**STATED PROBLEM**
Pick out every line in the data below that holds "Apache".

**EXCERPTED DATA**
========================

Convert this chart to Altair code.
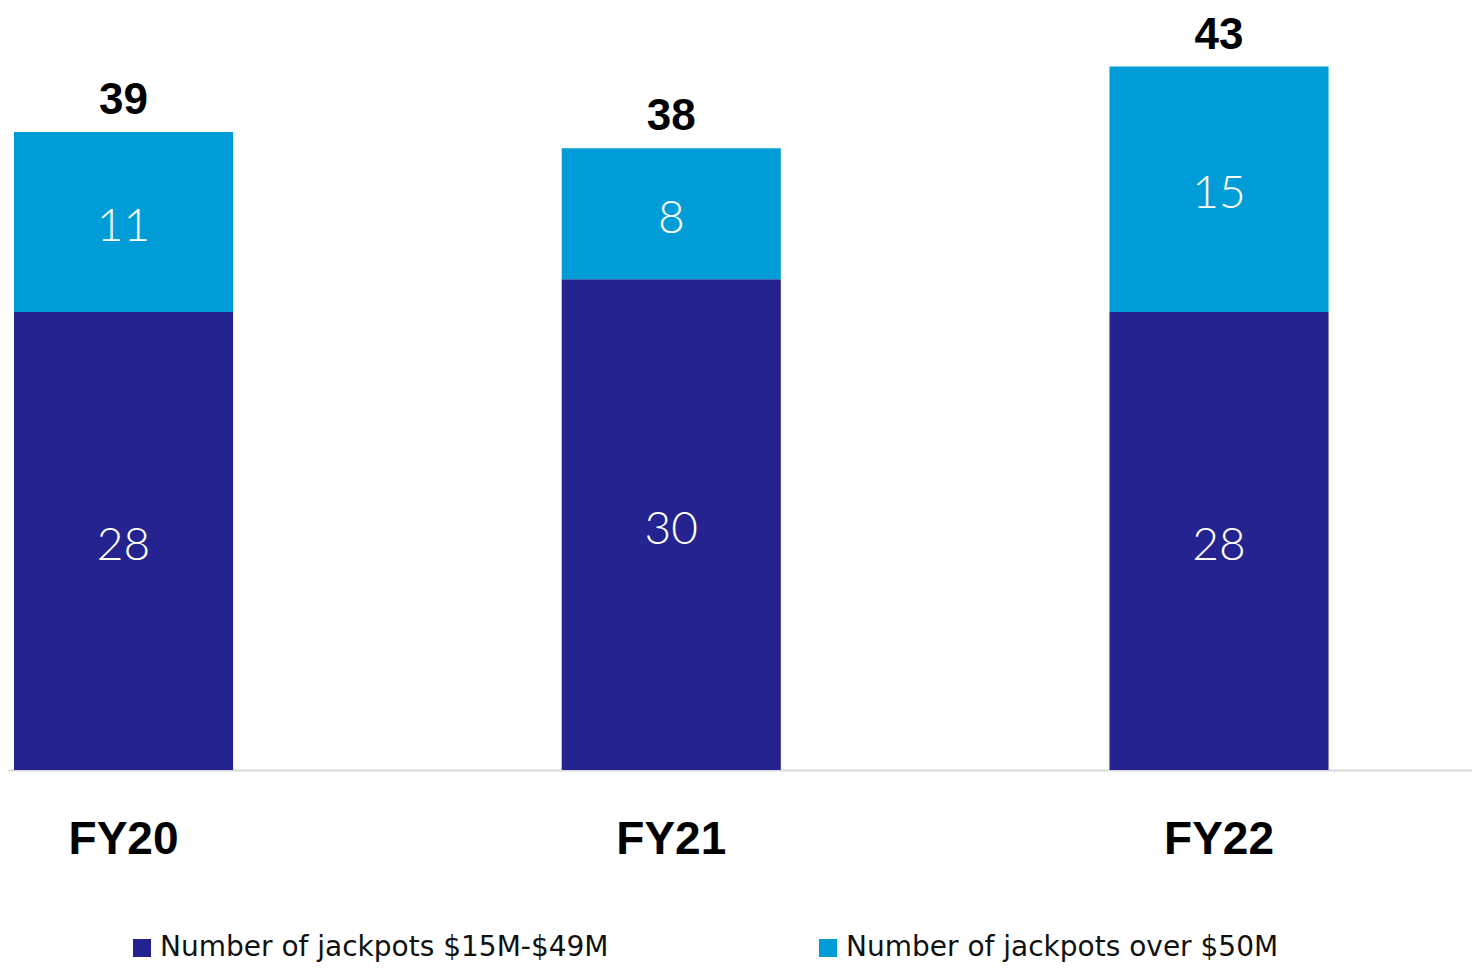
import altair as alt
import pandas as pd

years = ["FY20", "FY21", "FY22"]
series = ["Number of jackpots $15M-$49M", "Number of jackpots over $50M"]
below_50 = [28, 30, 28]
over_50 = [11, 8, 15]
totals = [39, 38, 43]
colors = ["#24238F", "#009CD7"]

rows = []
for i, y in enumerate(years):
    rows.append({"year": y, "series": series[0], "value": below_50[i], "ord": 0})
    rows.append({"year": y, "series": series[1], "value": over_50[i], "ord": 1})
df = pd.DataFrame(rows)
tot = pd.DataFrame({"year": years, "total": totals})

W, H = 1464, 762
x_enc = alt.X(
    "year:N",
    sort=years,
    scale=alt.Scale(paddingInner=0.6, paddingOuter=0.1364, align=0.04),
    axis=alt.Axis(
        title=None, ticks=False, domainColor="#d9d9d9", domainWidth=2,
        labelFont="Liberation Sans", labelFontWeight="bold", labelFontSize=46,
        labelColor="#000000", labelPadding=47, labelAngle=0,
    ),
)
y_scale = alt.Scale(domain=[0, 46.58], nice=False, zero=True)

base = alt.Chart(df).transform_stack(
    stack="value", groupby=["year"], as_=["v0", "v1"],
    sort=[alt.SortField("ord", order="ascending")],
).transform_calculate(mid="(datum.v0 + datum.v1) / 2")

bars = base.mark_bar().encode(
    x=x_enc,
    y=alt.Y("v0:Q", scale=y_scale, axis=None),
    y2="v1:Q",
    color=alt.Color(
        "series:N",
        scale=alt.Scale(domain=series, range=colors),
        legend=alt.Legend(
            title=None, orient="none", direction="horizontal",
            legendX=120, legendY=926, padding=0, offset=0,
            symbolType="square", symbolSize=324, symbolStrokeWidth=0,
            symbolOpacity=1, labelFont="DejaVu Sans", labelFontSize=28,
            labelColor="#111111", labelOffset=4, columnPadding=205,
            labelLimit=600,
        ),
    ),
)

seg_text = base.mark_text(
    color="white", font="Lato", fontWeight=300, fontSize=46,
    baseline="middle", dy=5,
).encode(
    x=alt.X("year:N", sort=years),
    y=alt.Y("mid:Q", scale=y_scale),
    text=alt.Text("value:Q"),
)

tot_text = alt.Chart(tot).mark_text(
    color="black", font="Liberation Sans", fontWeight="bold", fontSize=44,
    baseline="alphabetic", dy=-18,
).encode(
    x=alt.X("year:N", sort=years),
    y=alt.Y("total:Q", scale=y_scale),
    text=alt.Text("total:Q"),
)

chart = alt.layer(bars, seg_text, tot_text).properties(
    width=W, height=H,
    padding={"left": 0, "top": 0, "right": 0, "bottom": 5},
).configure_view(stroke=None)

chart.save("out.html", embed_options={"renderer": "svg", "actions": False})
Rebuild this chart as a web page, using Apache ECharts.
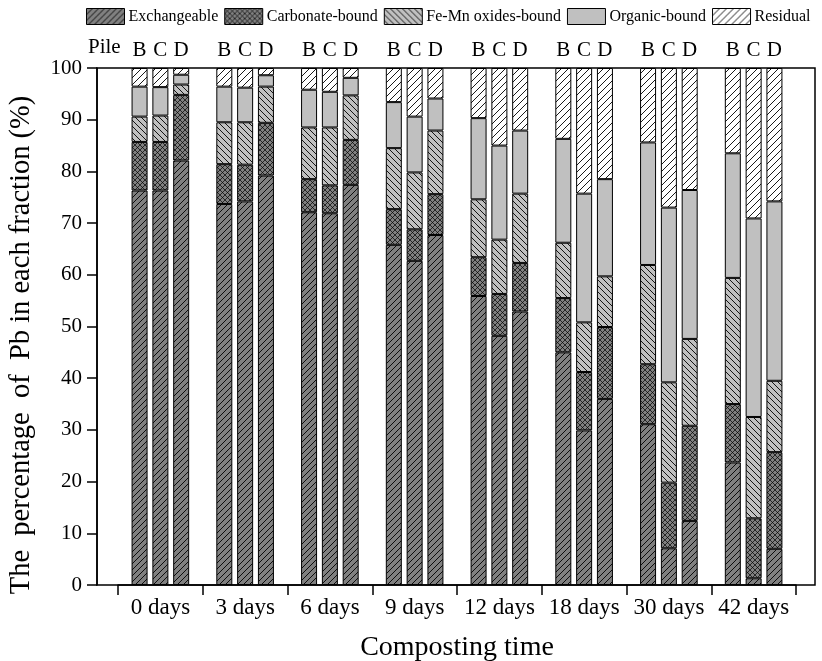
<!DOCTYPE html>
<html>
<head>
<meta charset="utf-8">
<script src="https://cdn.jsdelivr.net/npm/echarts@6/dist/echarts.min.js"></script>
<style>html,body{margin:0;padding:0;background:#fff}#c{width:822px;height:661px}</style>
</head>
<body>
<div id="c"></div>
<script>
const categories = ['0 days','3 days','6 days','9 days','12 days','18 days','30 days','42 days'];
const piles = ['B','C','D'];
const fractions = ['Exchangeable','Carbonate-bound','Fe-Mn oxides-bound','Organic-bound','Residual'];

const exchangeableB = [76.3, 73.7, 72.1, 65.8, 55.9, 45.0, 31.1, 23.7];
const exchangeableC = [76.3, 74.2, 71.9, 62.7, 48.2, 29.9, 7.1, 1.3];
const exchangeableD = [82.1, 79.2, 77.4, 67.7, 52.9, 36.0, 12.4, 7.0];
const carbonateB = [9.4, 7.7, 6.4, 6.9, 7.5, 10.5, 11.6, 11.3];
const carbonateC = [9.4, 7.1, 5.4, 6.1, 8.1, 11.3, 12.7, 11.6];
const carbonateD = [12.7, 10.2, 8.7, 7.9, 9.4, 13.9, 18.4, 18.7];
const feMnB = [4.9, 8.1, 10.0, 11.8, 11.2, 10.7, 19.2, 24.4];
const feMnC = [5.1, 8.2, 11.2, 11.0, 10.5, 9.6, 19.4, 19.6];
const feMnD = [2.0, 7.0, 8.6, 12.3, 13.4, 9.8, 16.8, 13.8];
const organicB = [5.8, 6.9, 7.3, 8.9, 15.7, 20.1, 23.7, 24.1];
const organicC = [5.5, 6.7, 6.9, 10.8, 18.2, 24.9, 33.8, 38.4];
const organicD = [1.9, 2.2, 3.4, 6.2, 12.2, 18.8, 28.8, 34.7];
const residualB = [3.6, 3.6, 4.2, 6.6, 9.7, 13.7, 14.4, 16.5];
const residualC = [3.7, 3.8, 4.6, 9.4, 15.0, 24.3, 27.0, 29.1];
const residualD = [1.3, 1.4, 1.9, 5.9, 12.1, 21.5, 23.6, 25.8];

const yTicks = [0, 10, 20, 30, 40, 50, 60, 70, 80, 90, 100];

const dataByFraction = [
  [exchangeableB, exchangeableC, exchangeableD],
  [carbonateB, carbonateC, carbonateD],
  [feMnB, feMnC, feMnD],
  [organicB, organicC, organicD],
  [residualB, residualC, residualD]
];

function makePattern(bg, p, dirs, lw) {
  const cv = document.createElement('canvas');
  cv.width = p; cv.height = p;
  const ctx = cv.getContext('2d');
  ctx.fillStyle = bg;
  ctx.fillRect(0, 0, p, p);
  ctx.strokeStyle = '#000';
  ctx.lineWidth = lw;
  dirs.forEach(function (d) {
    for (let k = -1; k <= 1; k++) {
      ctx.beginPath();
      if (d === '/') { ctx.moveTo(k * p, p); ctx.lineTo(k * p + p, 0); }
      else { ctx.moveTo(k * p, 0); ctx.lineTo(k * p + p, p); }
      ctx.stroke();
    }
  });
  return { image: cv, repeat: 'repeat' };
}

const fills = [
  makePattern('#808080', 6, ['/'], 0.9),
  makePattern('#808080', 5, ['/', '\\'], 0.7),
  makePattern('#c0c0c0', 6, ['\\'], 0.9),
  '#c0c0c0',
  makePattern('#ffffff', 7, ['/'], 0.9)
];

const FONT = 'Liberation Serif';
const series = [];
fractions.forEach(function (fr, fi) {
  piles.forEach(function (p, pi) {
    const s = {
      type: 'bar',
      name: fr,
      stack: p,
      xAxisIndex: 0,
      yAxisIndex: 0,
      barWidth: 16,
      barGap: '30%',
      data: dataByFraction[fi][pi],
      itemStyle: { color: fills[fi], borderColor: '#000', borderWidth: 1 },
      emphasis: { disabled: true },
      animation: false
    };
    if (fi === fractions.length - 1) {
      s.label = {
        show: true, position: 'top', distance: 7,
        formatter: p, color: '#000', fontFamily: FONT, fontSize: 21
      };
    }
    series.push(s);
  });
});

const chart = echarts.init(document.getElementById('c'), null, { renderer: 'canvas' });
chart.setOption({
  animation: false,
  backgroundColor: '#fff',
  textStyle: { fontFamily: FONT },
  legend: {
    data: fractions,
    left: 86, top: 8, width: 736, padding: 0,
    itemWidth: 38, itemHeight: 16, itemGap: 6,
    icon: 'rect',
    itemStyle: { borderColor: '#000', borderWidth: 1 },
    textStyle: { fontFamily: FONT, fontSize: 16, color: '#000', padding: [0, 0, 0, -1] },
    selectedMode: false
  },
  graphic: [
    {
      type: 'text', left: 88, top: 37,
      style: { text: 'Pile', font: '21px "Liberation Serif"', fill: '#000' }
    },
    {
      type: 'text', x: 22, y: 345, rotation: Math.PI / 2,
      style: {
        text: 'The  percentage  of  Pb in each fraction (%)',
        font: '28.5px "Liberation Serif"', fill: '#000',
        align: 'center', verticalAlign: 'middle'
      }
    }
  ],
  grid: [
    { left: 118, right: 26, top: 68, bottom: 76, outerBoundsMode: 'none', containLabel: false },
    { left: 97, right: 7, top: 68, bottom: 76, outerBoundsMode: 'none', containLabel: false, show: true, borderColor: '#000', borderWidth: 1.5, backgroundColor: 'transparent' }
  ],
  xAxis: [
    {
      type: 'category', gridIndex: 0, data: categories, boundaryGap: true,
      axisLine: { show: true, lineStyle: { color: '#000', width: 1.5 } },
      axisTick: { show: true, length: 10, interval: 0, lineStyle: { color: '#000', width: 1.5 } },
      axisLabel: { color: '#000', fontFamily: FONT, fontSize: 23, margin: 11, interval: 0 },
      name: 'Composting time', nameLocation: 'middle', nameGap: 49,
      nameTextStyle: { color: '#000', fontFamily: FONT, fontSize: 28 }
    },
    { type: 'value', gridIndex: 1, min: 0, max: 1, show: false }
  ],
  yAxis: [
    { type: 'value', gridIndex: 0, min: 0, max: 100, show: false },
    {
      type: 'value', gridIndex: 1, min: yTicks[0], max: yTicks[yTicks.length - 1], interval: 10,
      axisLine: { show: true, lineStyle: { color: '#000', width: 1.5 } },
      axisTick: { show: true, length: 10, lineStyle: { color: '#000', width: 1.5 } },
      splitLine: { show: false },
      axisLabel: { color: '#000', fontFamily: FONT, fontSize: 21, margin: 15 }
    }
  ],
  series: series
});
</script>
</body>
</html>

========================

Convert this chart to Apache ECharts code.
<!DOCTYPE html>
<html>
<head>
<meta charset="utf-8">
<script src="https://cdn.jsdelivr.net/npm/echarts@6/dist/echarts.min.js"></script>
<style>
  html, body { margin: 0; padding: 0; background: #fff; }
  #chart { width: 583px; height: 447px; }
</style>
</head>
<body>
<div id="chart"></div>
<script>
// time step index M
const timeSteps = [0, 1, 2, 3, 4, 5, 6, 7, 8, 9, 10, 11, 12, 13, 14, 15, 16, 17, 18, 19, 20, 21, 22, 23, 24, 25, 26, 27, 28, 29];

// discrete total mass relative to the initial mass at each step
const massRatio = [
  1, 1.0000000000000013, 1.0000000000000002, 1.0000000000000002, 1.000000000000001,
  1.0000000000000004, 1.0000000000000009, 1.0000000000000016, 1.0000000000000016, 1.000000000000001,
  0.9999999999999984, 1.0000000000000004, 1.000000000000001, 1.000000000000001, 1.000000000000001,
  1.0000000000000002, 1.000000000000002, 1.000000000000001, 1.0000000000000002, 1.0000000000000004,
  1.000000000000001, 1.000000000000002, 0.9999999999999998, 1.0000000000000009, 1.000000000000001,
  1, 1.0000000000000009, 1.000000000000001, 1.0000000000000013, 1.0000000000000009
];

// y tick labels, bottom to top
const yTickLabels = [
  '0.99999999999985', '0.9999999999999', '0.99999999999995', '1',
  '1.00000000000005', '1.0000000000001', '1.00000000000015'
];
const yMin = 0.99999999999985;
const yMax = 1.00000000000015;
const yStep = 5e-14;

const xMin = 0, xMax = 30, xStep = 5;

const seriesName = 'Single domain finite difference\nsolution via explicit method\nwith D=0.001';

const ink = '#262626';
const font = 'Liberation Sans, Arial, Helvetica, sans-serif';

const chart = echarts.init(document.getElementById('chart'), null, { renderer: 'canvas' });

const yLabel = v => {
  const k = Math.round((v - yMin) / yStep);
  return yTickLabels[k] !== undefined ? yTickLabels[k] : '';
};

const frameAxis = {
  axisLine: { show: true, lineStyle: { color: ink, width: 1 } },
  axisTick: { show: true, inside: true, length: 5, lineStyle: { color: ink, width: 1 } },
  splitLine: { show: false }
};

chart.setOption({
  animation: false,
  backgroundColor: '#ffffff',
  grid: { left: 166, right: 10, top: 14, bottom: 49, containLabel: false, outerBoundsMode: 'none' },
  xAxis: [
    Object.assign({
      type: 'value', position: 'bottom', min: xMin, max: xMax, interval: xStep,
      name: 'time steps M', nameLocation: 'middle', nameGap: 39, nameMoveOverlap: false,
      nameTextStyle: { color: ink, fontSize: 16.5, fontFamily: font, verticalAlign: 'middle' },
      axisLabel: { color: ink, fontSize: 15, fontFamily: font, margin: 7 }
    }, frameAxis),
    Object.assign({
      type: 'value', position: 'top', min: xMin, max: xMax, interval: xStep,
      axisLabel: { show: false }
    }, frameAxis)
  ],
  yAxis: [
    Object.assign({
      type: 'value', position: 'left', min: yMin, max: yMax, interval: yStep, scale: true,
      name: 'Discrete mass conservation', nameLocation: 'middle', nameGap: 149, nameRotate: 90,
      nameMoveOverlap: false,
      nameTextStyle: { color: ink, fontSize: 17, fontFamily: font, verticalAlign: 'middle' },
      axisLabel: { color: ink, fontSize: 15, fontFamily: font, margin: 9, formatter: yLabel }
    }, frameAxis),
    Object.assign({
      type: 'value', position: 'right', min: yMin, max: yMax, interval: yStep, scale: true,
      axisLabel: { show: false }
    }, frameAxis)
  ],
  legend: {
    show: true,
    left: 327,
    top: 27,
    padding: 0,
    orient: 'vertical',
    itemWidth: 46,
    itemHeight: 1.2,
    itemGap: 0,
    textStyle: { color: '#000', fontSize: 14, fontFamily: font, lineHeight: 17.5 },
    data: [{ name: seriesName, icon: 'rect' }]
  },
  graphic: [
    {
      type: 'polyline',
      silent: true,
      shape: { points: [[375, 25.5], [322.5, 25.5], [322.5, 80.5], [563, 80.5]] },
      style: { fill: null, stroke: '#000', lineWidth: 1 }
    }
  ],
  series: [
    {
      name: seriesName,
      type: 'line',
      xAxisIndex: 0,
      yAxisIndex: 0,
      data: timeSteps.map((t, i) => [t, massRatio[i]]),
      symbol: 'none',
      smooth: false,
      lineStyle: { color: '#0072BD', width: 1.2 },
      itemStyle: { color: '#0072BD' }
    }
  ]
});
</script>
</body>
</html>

========================

**RESULT BELOW**
Rebuild this chart as a web page, using Apache ECharts.
Convert this chart to Apache ECharts code.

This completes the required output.